Grafana Connections > Data sources page after Loki lands: InfluxDB-Proxmox, Prometheus, and Loki all listed with the Provisioned tag.

Smoke test from Grafana

Explore -> select Loki -> the label browser at the top of the query bar already shows container, host, stack, stream. Pick host = monitor and run:

{host="monitor"}

The result is the last five minutes of logs from every container on the monitor VM, interleaved. The log-volume bar chart above the lines confirms the volume_enabled: true setting is doing its job.

Grafana Explore against the new Loki datasource running {host=“monitor”}: bar chart at the top showing log volume over the last five minutes, log lines below from a mix of traefik, prometheus, grafana, and loki containers.

A more targeted query, filtering to one container:

{container="traefik"} |= "GET"

Every Traefik access log for a GET request in the time window. The |= is LogQL’s contains operator; combined with the container label it’s the same shape as a grep against docker logs traefik but without needing shell access to the host. That’s the win in one line.

Grafana Explore running {container=“traefik”} |= “GET” against Loki: log lines showing routed GET requests with response codes, durations, and router names.

A note on what’s not in this post

Two things I’m deliberately leaving for later.

Alloy on the other VMs. The whole point of a per-host agent is that it runs on every host, and right now it runs on one. The next post drops Alloy onto the influx, dns, and Proxmox hosts using the same config with one label changed per host. The mechanism is in place today; the roll-out is its own focused post.

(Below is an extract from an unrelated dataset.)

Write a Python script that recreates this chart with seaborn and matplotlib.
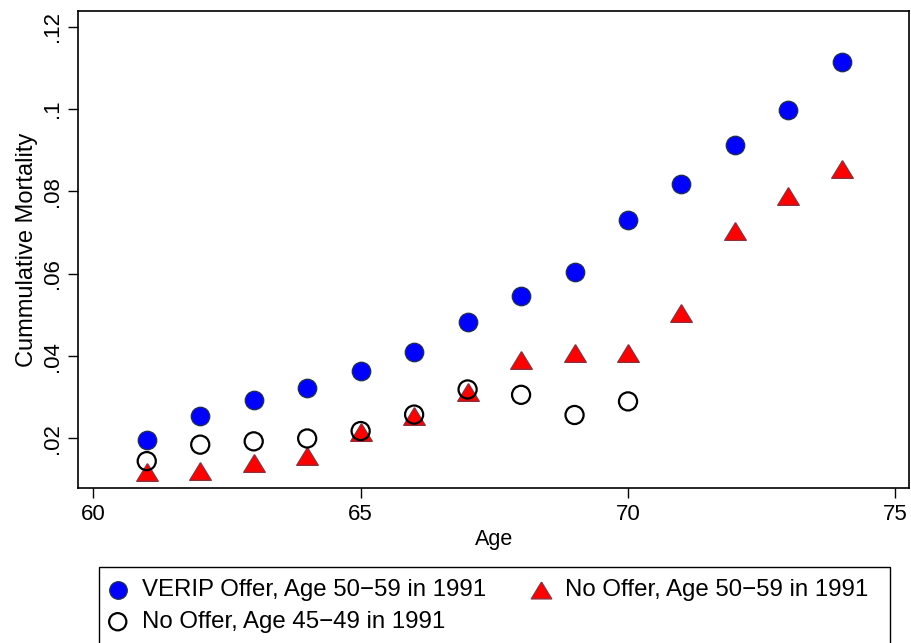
import numpy as np
import pandas as pd
import matplotlib
matplotlib.use("Agg")
import matplotlib.pyplot as plt
from matplotlib.patches import Rectangle
import seaborn as sns

# ---- data ----
age_all = [61, 62, 63, 64, 65, 66, 67, 68, 69, 70, 71, 72, 73, 74]
verip_offer = [0.0196, 0.0254, 0.0293, 0.0323, 0.0365, 0.0409, 0.0483,
               0.0547, 0.0605, 0.0731, 0.0818, 0.0912, 0.0997, 0.1114]
no_offer_5059 = [0.0119, 0.0120, 0.0140, 0.0157, 0.0215, 0.0254, 0.0312,
                 0.0390, 0.0408, 0.0408, 0.0504, 0.0704, 0.0788, 0.0855]
age_young = [61, 62, 63, 64, 65, 66, 67, 68, 69, 70]
no_offer_4549 = [0.0145, 0.0185, 0.0193, 0.0200, 0.0218, 0.0258, 0.0319,
                 0.0306, 0.0257, 0.0290]

xticks = [60, 65, 70, 75]
yticks = [0.02, 0.04, 0.06, 0.08, 0.10, 0.12]
ytick_labels = [".02", ".04", ".06", ".08", ".1", ".12"]

label_verip = "VERIP Offer, Age 50\u221259 in 1991"
label_no5059 = "No Offer, Age 50\u221259 in 1991"
label_no4549 = "No Offer, Age 45\u221249 in 1991"

sns.set_theme(style="ticks")
plt.rcParams["font.family"] = ["Liberation Sans", "DejaVu Sans"]
plt.rcParams.update({"text.color": "black", "axes.labelcolor": "black",
                     "xtick.color": "black", "ytick.color": "black"})

W, H = 911, 643
fig = plt.figure(figsize=(W / 100, H / 100), dpi=100)
ax = fig.add_axes([78.3 / W, 1 - 488.3 / H, (909.3 - 78.3) / W, (488.3 - 11) / H])

df_v = pd.DataFrame({"Age": age_all, "Mort": verip_offer})
df_n = pd.DataFrame({"Age": age_all, "Mort": no_offer_5059})
df_y = pd.DataFrame({"Age": age_young, "Mort": no_offer_4549})

tri = [(0, 0.82), (-1, -0.82), (1, -0.82), (0, 0.82)]

sns.scatterplot(data=df_v, x="Age", y="Mort", ax=ax, color="#0000ff",
                edgecolor="#1f2d5c", linewidth=1.0, s=175, marker="o",
                label=label_verip, zorder=3)
sns.scatterplot(data=df_n, x="Age", y="Mort", ax=ax, color="#ff0000",
                edgecolor="#8f2f3a", linewidth=1.0, s=240, marker=tri,
                label=label_no5059, zorder=3)
sns.scatterplot(data=df_y, x="Age", y="Mort", ax=ax, facecolor="none",
                edgecolor="black", linewidth=1.6, s=170, marker="o",
                label=label_no4549, zorder=4)

ax.set_xlim(59.72, 75.26)
ax.set_ylim(0.0079, 0.1238)
ax.set_xticks(xticks)
ax.set_xticklabels([str(t) for t in xticks], fontsize=16)
ax.set_yticks(yticks)
ax.set_yticklabels(ytick_labels, fontsize=16, rotation=90, va="center")
ax.tick_params(axis="both", direction="out", length=7, width=1.0,
               color="black", pad=4)
ax.set_xlabel("Age", fontsize=15.5, labelpad=3)
ax.set_ylabel("Cummulative Mortality", fontsize=17, labelpad=3)
for sp in ax.spines.values():
    sp.set_visible(True)
    sp.set_color("black")
    sp.set_linewidth(1.2)
ax.grid(False)

ax.get_legend().remove()
h, l = ax.get_legend_handles_labels()
order = [0, 2, 1]
leg_fs = 17.3
leg = fig.legend([h[i] for i in order], [l[i] for i in order],
                 loc="upper left",
                 bbox_to_anchor=(99 / W, 1 - 571.5 / H),
                 ncol=2, fontsize=leg_fs, frameon=False,
                 borderaxespad=0, borderpad=0.33, handlelength=0.9,
                 handletextpad=0.55, labelspacing=0.4, columnspacing=1.83,
                 markerscale=0.95)

# legend frame box (extends past bottom edge as in the reference)
fig.patches.append(Rectangle((99 / W, -0.05), (890 - 99) / W,
                             (1 - 566.7 / H) + 0.05,
                             transform=fig.transFigure, fill=False,
                             edgecolor="black", linewidth=1.0))

fig.savefig("out.png", dpi=100)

Log alerts. Loki’s ruler can evaluate LogQL the same way Prometheus’s ruler evaluates PromQL, and “alert me when nginx logs a 5xx more than ten times in five minutes” is the obvious next demand. Alertmanager doesn’t land until step 10 of this series, and routing alerts without a destination is theatre. The ruler config gets added alongside Alertmanager when both halves are ready to be useful.

Where we are

Five steps in: Traefik, InfluxDB collecting Proxmox metrics, Grafana on top, Prometheus scraping cloud-native components, and now Loki collecting every container’s stdout via Alloy with Grafana picking it up as a third provisioned datasource.

What’s next

Alloy rolls to the rest of the homelab. The same compose file goes onto the influx VM, the dns host, and the Proxmox host itself, with the one-line host label change per host. By the end of that post, {host=~".+"} in Grafana returns logs from every running container in the lab, the log-volume chart shows traffic split across all four hosts, and “ssh to whichever box might have it” stops being part of how I read logs.